• [EXERCISE]: Write the lines out again, from the top of the material to the line containing "var limitesColunas = [0, 52.54, 78.62, 100];", pictures excluded.

Source code of charts
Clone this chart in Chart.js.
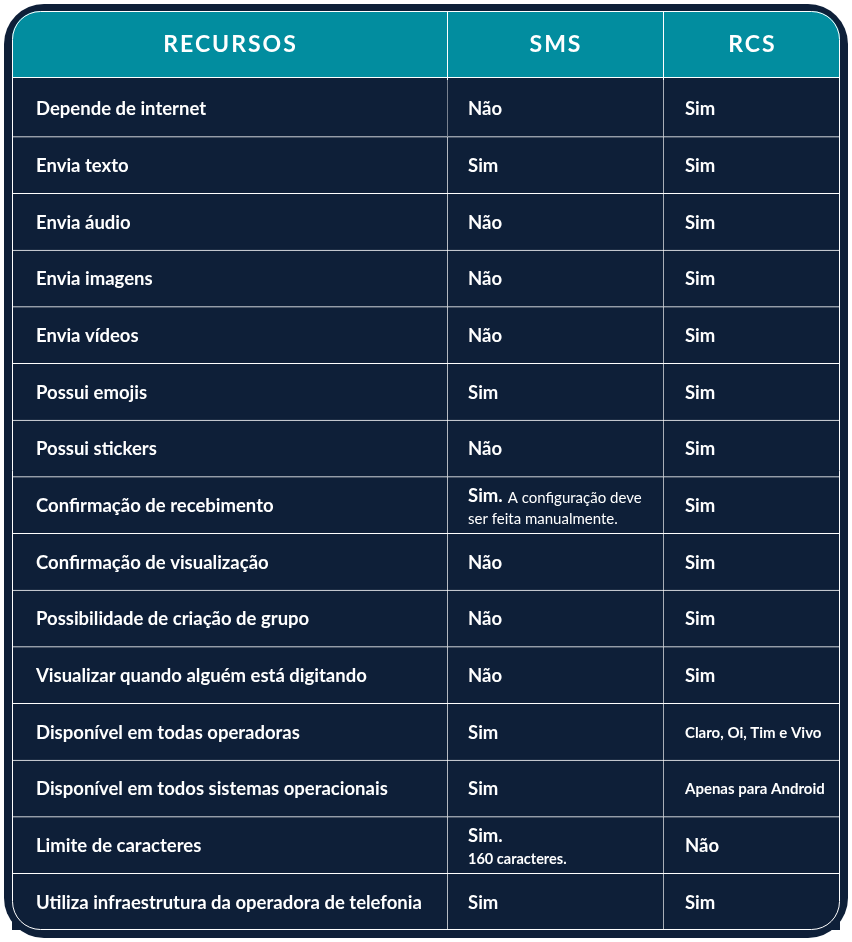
<!DOCTYPE html>
<html>
<head>
<meta charset="utf-8">
<script src="https://cdn.jsdelivr.net/npm/chart.js@4.4.1/dist/chart.umd.min.js"></script>
<style>
  html, body { margin: 0; padding: 0; background: #ffffff; }
  canvas { display: block; }
</style>
</head>
<body>
<canvas id="tabela" width="852" height="942"></canvas>
<script>
// colunas da tabela
var cabecalhos = ["RECURSOS", "SMS", "RCS"];
// limites das colunas (escala 0-100)
var limitesColunas = [0, 52.54, 78.62, 100];

var recursos = [
    "Depende de internet",
    "Envia texto",
    "Envia áudio",
    "Envia imagens",
    "Envia vídeos",
    "Possui emojis",
    "Possui stickers",
    "Confirmação de recebimento",
    "Confirmação de visualização",
    "Possibilidade de criação de grupo",
    "Visualizar quando alguém está digitando",
    "Disponível em todas operadoras",
    "Disponível em todos sistemas operacionais",
    "Limite de caracteres",
    "Utiliza infraestrutura da operadora de telefonia"
];
var sms = ["Não", "Sim", "Não", "Não", "Não", "Sim", "Não", "Sim.", "Não", "Não", "Não", "Sim", "Sim", "Sim.", "Sim"];
var rcs = ["Sim", "Sim", "Sim", "Sim", "Sim", "Sim", "Sim", "Sim", "Sim", "Sim", "Sim", "Claro, Oi, Tim e Vivo", "Apenas para Android", "Não", "Sim"];
// notas do SMS: [texto na mesma linha, texto na linha de baixo]
var smsNotas = {
    7: ["A configuração deve", "ser feita manualmente."],
    13: ["", "160 caracteres."]
};

var NAVY = "#0e1f38";
var TEAL = "#028d9f";
var FONTE = "Lato, 'Noto Sans', sans-serif";
var TOPO = 11;       // topo do cabeçalho
var BASE_CAB = 77;   // linha de baixo do cabeçalho

// dados das barras: cada célula é uma barra flutuante
var colunasDatasets = cabecalhos.map(function (h, c) {
    return {
        label: h,
        data: recursos.map(function () {
            return [limitesColunas[c], limitesColunas[c + 1]];
        }),
        backgroundColor: NAVY,
        borderColor: "#ffffff",
        borderSkipped: false,
        borderWidth: function (ctx) {
            return { top: ctx.dataIndex > 0 ? 1 : 0, left: c > 0 ? 1 : 0, right: 0, bottom: 0 };
        },
        grouped: false,
        barPercentage: 1,
        categoryPercentage: 1
    };
});

var tabelaPlugin = {
    id: "tabela",
    beforeDraw: function (chart) {
        var ctx = chart.ctx;
        var area = chart.chartArea;
        var x = chart.scales.x;
        ctx.save();
        ctx.fillStyle = "#ffffff";
        ctx.fillRect(0, 0, chart.width, chart.height);
        // moldura
        ctx.fillStyle = NAVY;
        ctx.beginPath();
        ctx.roundRect(4, 4, chart.width - 8, chart.height - 8, 40);
        ctx.fill();
        // cabeçalho
        ctx.fillStyle = TEAL;
        ctx.beginPath();
        ctx.roundRect(area.left, TOPO, area.right - area.left, BASE_CAB - TOPO, [28, 28, 0, 0]);
        ctx.fill();
        ctx.strokeStyle = "#ffffff";
        ctx.lineWidth = 1;
        ctx.beginPath();
        ctx.moveTo(area.left, BASE_CAB + 0.5);
        ctx.lineTo(area.right, BASE_CAB + 0.5);
        ctx.stroke();
        for (var c = 1; c < cabecalhos.length; c++) {
            var xp = Math.round(x.getPixelForValue(limitesColunas[c])) + 0.5;
            ctx.beginPath();
            ctx.moveTo(xp, TOPO);
            ctx.lineTo(xp, area.top);
            ctx.stroke();
        }
        ctx.fillStyle = "#ffffff";
        ctx.font = "700 23px " + FONTE;
        ctx.letterSpacing = "2px";
        ctx.textAlign = "center";
        ctx.textBaseline = "middle";
        cabecalhos.forEach(function (h, c) {
            var xc = (x.getPixelForValue(limitesColunas[c]) + x.getPixelForValue(limitesColunas[c + 1])) / 2;
            ctx.fillText(h, xc + 1, (TOPO + BASE_CAB) / 2 + 1);
        });
        ctx.restore();
    },
    afterDatasetsDraw: function (chart) {
        var ctx = chart.ctx;
        var area = chart.chartArea;
        var x = chart.scales.x;
        var y = chart.scales.y;
        var recuo = [24, 21, 22];
        var fonteMain = "700 18.5px " + FONTE;
        ctx.save();
        ctx.fillStyle = "#ffffff";
        ctx.textAlign = "left";
        ctx.textBaseline = "middle";
        recursos.forEach(function (r, i) {
            var yc = y.getPixelForValue(i) + 1;
            var x0 = x.getPixelForValue(limitesColunas[0]) + recuo[0];
            var x1 = x.getPixelForValue(limitesColunas[1]) + recuo[1];
            var x2 = x.getPixelForValue(limitesColunas[2]) + recuo[2];
            ctx.font = fonteMain;
            ctx.fillText(r, x0, yc);
            // SMS
            var nota = smsNotas[i];
            if (nota) {
                ctx.font = fonteMain;
                ctx.fillText(sms[i], x1, yc - 10);
                var w = ctx.measureText(sms[i]).width + 5;
                if (nota[0]) {
                    ctx.font = "400 15px " + FONTE;
                    ctx.fillText(nota[0], x1 + w, yc - 8);
                    ctx.fillText(nota[1], x1, yc + 13);
                } else {
                    ctx.font = "700 14.5px " + FONTE;
                    ctx.fillText(nota[1], x1, yc + 13);
                }
            } else {
                ctx.font = fonteMain;
                ctx.fillText(sms[i], x1, yc);
            }
            // RCS
            ctx.font = rcs[i].length > 4 ? "700 15px " + FONTE : fonteMain;
            ctx.fillText(rcs[i], x2, yc);
        });
        // contorno branco da tabela
        ctx.strokeStyle = "#ffffff";
        ctx.lineWidth = 1;
        ctx.beginPath();
        ctx.roundRect(area.left + 0.5, TOPO + 0.5, area.right - area.left - 1, area.bottom - TOPO - 1, 28);
        ctx.stroke();
        ctx.restore();
    }
};

new Chart(document.getElementById("tabela"), {
    type: "bar",
    data: {
        labels: recursos,
        datasets: colunasDatasets
    },
    options: {
        indexAxis: "y",
        responsive: false,
        animation: false,
        devicePixelRatio: 1,
        layout: { padding: { left: 12, right: 12, top: 80, bottom: 12 } },
        scales: {
            x: { type: "linear", min: 0, max: 100, display: false },
            y: { type: "category", display: false, offset: true }
        },
        plugins: {
            legend: { display: false },
            tooltip: { enabled: false }
        }
    },
    plugins: [tabelaPlugin]
});
</script>
</body>
</html>
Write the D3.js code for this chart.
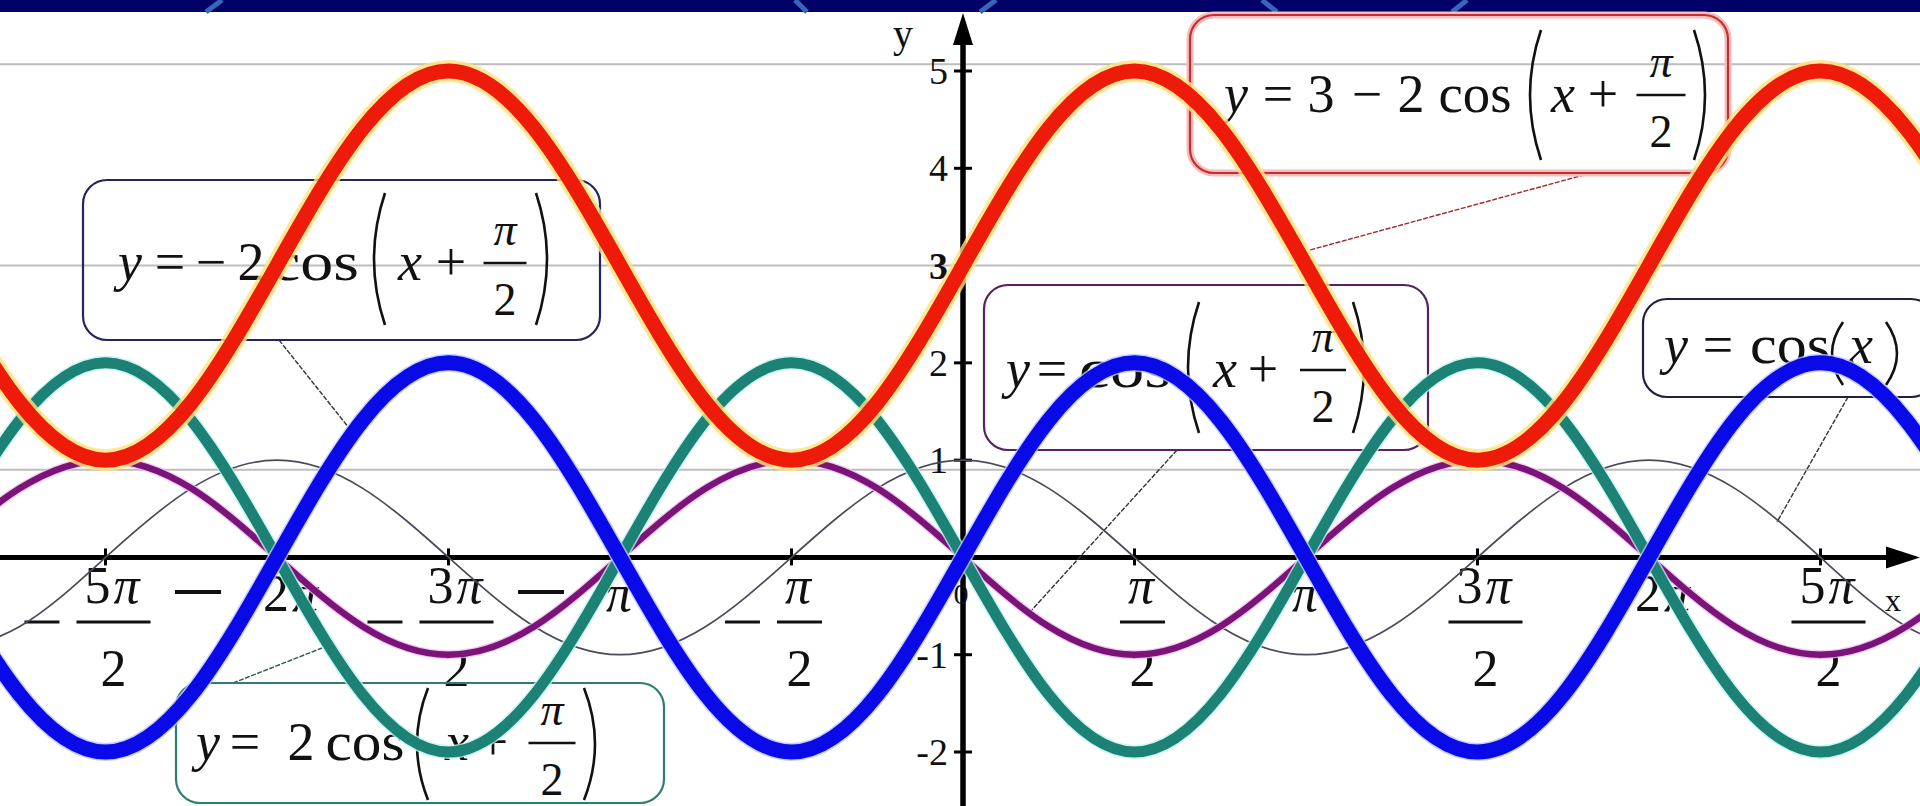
<!DOCTYPE html>
<html><head><meta charset="utf-8">
<script src="https://cdn.jsdelivr.net/npm/d3@7"></script>
<style>html,body{margin:0;padding:0;background:#fff;overflow:hidden}</style>
</head><body>
<svg id="c" width="1920" height="806"></svg>
<script>
const PI = Math.PI;
// sample abscissae, in quarters of π
const xQuarterPi = [-12,-11,-10,-9,-8,-7,-6,-5,-4,-3,-2,-1,0,1,2,3,4,5,6,7,8,9,10,11,12];
// y = 3 - 2cos(x + π/2)
const redValues = [3,1.59,1,1.59,3,4.41,5,4.41,3,1.59,1,1.59,3,4.41,5,4.41,3,1.59,1,1.59,3,4.41,5,4.41,3];
// y = -2cos(x + π/2)
const blueValues = [0,-1.41,-2,-1.41,0,1.41,2,1.41,0,-1.41,-2,-1.41,0,1.41,2,1.41,0,-1.41,-2,-1.41,0,1.41,2,1.41,0];
// y = 2cos(x + π/2)
const tealValues = [0,1.41,2,1.41,0,-1.41,-2,-1.41,0,1.41,2,1.41,0,-1.41,-2,-1.41,0,1.41,2,1.41,0,-1.41,-2,-1.41,0];
// y = cos(x + π/2)
const purpleValues = [0,0.71,1,0.71,0,-0.71,-1,-0.71,0,0.71,1,0.71,0,-0.71,-1,-0.71,0,0.71,1,0.71,0,-0.71,-1,-0.71,0];
// y = cos(x)
const cosValues = [-1,-0.71,0,0.71,1,0.71,0,-0.71,-1,-0.71,0,0.71,1,0.71,0,-0.71,-1,-0.71,0,0.71,1,0.71,0,-0.71,-1];

// x ticks in multiples of π/2
const xTickMultiples = [-5,-4,-3,-2,-1,0,1,2,3,4,5];
const xTickNumerators = ["5π","2π","3π","π","π","0","π","π","3π","2π","5π"];
const xTickDenominators = ["2","","2","","2","","2","","2","","2"];
const yTickValues = [5,4,3,2,1,-1,-2];
const yTickLabels = ["5","4","3","2","1","-1","-2"];
const gridValues = [5.07,3.0,0.9];

const W = 1920, H = 806;
const svg = d3.select("#c");
const x = d3.scaleLinear().domain([-5*PI/2, 5*PI/2]).range([105.5, 1820.5]);
const y = d3.scaleLinear().domain([-2, 5]).range([752, 71]);
const X0 = x(0), Y0 = y(0);
const SERIF = "'Liberation Serif','Times New Roman',serif";

// top band
const band = svg.append("g");
band.append("rect").attr("x",0).attr("y",0).attr("width",W).attr("height",12).attr("fill","#000068");
[[206,12,222,0],[795,0,807,12],[980,12,996,0],[1262,0,1277,12],[1452,12,1467,0]].forEach(s=>{
  band.append("line").attr("x1",s[0]).attr("y1",s[1]).attr("x2",s[2]).attr("y2",s[3])
    .attr("stroke","#3766b8").attr("stroke-width",5);
});

// gridlines
svg.append("g").selectAll("line").data(gridValues).join("line")
  .attr("x1",0).attr("x2",W).attr("y1",d=>y(d)).attr("y2",d=>y(d))
  .attr("stroke","#bdbdbd").attr("stroke-width",2);

// axes
const ax = svg.append("g");
ax.append("line").attr("x1",0).attr("x2",W-26).attr("y1",Y0).attr("y2",Y0).attr("stroke","#000").attr("stroke-width",5);
ax.append("path").attr("d",`M${W},${Y0} L${W-34},${Y0-11} L${W-34},${Y0+11} Z`).attr("fill","#000");
ax.append("line").attr("x1",X0).attr("x2",X0).attr("y1",38).attr("y2",H).attr("stroke","#000").attr("stroke-width",5.5);
ax.append("path").attr("d",`M${X0},13 L${X0-10},45 L${X0+10},45 Z`).attr("fill","#000");
ax.selectAll(".xt").data(xTickMultiples.filter(m=>m!==0)).join("line")
  .attr("x1",m=>x(m*PI/2)).attr("x2",m=>x(m*PI/2)).attr("y1",Y0-9).attr("y2",Y0+8)
  .attr("stroke","#000").attr("stroke-width",3);
ax.selectAll(".yt").data(yTickValues).join("line")
  .attr("x1",X0-9).attr("x2",X0+9).attr("y1",d=>y(d)).attr("y2",d=>y(d))
  .attr("stroke","#000").attr("stroke-width",3);

// y tick labels
ax.selectAll(".yl").data(yTickValues).join("text")
  .attr("x",948).attr("y",d=>y(d)+13).attr("text-anchor","end")
  .attr("font-family",SERIF).attr("font-size",38).attr("fill","#111")
  .attr("font-weight",d=>d===3?"bold":"normal")
  .text((d,i)=>yTickLabels[i]);
ax.append("text").attr("x",903).attr("y",47).attr("text-anchor","middle")
  .attr("font-family",SERIF).attr("font-size",40).attr("fill","#111").text("y");
ax.append("text").attr("x",1893).attr("y",611).attr("text-anchor","middle")
  .attr("font-family",SERIF).attr("font-size",32).attr("fill","#111").text("x");

// x tick labels
function piText(sel, s){
  const parts = s.match(/[0-9]+|π/g) || [];
  parts.forEach(p=>{
    sel.append("tspan").attr("font-style", p==="π"?"italic":"normal").text(p);
  });
}
const xl = svg.append("g").attr("font-family",SERIF).attr("fill","#111");
xTickMultiples.forEach((m,i)=>{
  const px = x(m*PI/2);
  const num = xTickNumerators[i], den = xTickDenominators[i];
  if (m === 0) {
    xl.append("text").attr("x",px-2).attr("y",604).attr("text-anchor","middle").attr("font-size",30).text(num);
    return;
  }
  if (den) {
    const cx = px + 8;
    const t = xl.append("text").attr("x",cx).attr("y",603).attr("text-anchor","middle")
      .attr("font-size",52).attr("letter-spacing",3);
    piText(t, num);
    const w = t.node().getComputedTextLength() + 16;
    xl.append("line").attr("x1",cx-w/2).attr("x2",cx+w/2).attr("y1",622).attr("y2",622).attr("stroke","#111").attr("stroke-width",3);
    xl.append("text").attr("x",cx).attr("y",686).attr("text-anchor","middle").attr("font-size",52).text(den);
    if (m < 0) {
      xl.append("line").attr("x1",cx-w/2-52).attr("x2",cx-w/2-17).attr("y1",622).attr("y2",622).attr("stroke","#111").attr("stroke-width",3);
    }
  } else {
    const sx = px - 14;
    const t = xl.append("text").attr("x",sx).attr("y",611).attr("text-anchor","start")
      .attr("font-size",52).attr("letter-spacing",3);
    piText(t, num);
    if (m < 0) {
      xl.append("line").attr("x1",sx-88).attr("x2",sx-42).attr("y1",592).attr("y2",592).attr("stroke","#111").attr("stroke-width",4);
    }
  }
});

// annotation boxes (layout)
const boxes = [
  {rect:[83,180,517,160], stroke:"#25255e", bar:263, leader:[279,340,349,428], lc:"#333",
   tokens:[{t:"y",cx:130,it:1},{t:"=",cx:170},{t:"−",cx:211},{t:"2",cx:251},{t:"cos",cx:315,w:88},
     {p:"(",cx:378,top:193,bot:325},{t:"x",cx:410,it:1},{t:"+",cx:451},{f:1,cx:505,w:43},{p:")",cx:543,top:193,bot:325}]},
  {rect:[1190,15,538,158], stroke:"#c03030", glow:"#f7bcbc", bar:95, leader:[1591,173,1310,250], lc:"#a02828",
   tokens:[{t:"y",cx:1236,it:1},{t:"=",cx:1278},{t:"3",cx:1321},{t:"−",cx:1367},{t:"2",cx:1411},{t:"cos",cx:1475,w:73},
     {p:"(",cx:1534,top:30,bot:160},{t:"x",cx:1563,it:1},{t:"+",cx:1603},{f:1,cx:1661,w:49},{p:")",cx:1701,top:30,bot:160}]},
  {rect:[984,285,444,165], stroke:"#5a2060", bar:370, leader:[1177,450,1030,612], lc:"#333",
   tokens:[{t:"y",cx:1018,it:1},{t:"=",cx:1052},{t:"cos",cx:1125,w:92},
     {p:"(",cx:1192,top:302,bot:433},{t:"x",cx:1225,it:1},{t:"+",cx:1263},{f:1,cx:1323,w:46},{p:")",cx:1360,top:302,bot:433}]},
  {rect:[1643,299,292,98], stroke:"#202040", bar:346, leader:[1848,397,1777,522], lc:"#333",
   tokens:[{t:"y",cx:1676,it:1},{t:"=",cx:1718},{t:"cos",cx:1790,w:80},
     {p:"(",cx:1836,top:322,bot:385},{t:"x",cx:1861,it:1},{p:")",cx:1893,top:322,bot:385}]},
  {rect:[176,683,488,120], stroke:"#2e7d72", bar:743, leader:[233,683,322,648], lc:"#2e5a55",
   tokens:[{t:"y",cx:208,it:1},{t:"=",cx:245},{t:"2",cx:301},{t:"cos",cx:365,w:79},
     {p:"(",cx:421,top:688,bot:800},{t:"x",cx:457,it:1},{t:"+",cx:493},{f:1,cx:552,w:47},{p:")",cx:591,top:688,bot:800}]}
];
const ann = svg.append("g").attr("font-family",SERIF).attr("fill","#111");
boxes.forEach(b=>{
  const [bx,by,bw,bh] = b.rect;
  ann.append("line").attr("x1",b.leader[0]).attr("y1",b.leader[1]).attr("x2",b.leader[2]).attr("y2",b.leader[3])
    .attr("stroke",b.lc).attr("stroke-width",1.4).attr("stroke-dasharray","5,1.5");
  if (b.glow) ann.append("rect").attr("x",bx).attr("y",by).attr("width",bw).attr("height",bh).attr("rx",24)
    .attr("fill","none").attr("stroke",b.glow).attr("stroke-width",7);
  ann.append("rect").attr("x",bx).attr("y",by).attr("width",bw).attr("height",bh).attr("rx",24)
    .attr("fill","none").attr("stroke",b.stroke).attr("stroke-width",2.2);
  const base = b.bar + 17;
  b.tokens.forEach(tk=>{
    if (tk.t) {
      const t = ann.append("text").attr("x",tk.cx).attr("y",base).attr("text-anchor","middle")
        .attr("font-size",54).attr("font-style",tk.it?"italic":"normal").text(tk.t);
      if (tk.w) t.attr("textLength",tk.w).attr("lengthAdjust","spacingAndGlyphs");
    } else if (tk.p) {
      const mid = (tk.top+tk.bot)/2, dx = tk.p==="(" ? 1 : -1;
      ann.append("path").attr("d",`M${tk.cx+7*dx},${tk.top} Q${tk.cx-15*dx},${mid} ${tk.cx+7*dx},${tk.bot}`)
        .attr("fill","none").attr("stroke","#111").attr("stroke-width",2.6);
    } else if (tk.f) {
      ann.append("text").attr("x",tk.cx).attr("y",b.bar-18).attr("text-anchor","middle")
        .attr("font-size",46).attr("font-style","italic").text("π");
      ann.append("line").attr("x1",tk.cx-tk.w/2).attr("x2",tk.cx+tk.w/2).attr("y1",b.bar).attr("y2",b.bar)
        .attr("stroke","#111").attr("stroke-width",2.6);
      ann.append("text").attr("x",tk.cx).attr("y",b.bar+52).attr("text-anchor","middle")
        .attr("font-size",46).text("2");
    }
  });
});

// curves
const line = d3.line().x(d=>x(d[0]*PI/4)).y(d=>y(d[1])).curve(d3.curveNatural);
const series = [
  {vals:cosValues, color:"#4a4a5a", width:1.7},
  {vals:purpleValues, color:"#7a1478", width:6.5, halo:"#f0b8ec", hw:9},
  {vals:tealValues, color:"#1d8276", width:11, halo:"#bdf3ee", hw:14},
  {vals:blueValues, color:"#0a0ae8", width:15, halo:"#b8c4ff", hw:18},
  {vals:redValues, color:"#ee1a0a", width:15, halo:"#ffe27a", hw:22}
];
const cg = svg.append("g").attr("fill","none").attr("stroke-linecap","round");
series.forEach(s=>{
  const pts = xQuarterPi.map((q,i)=>[q, s.vals[i]]);
  if (s.halo) cg.append("path").attr("d",line(pts)).attr("stroke",s.halo).attr("stroke-width",s.hw).attr("opacity",0.8);
  cg.append("path").attr("d",line(pts)).attr("stroke",s.color).attr("stroke-width",s.width);
});
</script>
</body></html>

• [ANSWER FOR THIS EXERCISE]:
Clone this chart in Chart.js.
<!DOCTYPE html>
<html>
<head>
<meta charset="utf-8">
<script src="https://cdn.jsdelivr.net/npm/chart.js@4.4.1/dist/chart.umd.min.js"></script>
<style>
  html, body { margin: 0; padding: 0; background: #ffffff; }
  canvas { display: block; }
</style>
</head>
<body>
<canvas id="tabela" width="852" height="942"></canvas>
<script>
// colunas da tabela
var cabecalhos = ["RECURSOS", "SMS", "RCS"];
// limites das colunas (escala 0-100)
var limitesColunas = [0, 52.54, 78.62, 100];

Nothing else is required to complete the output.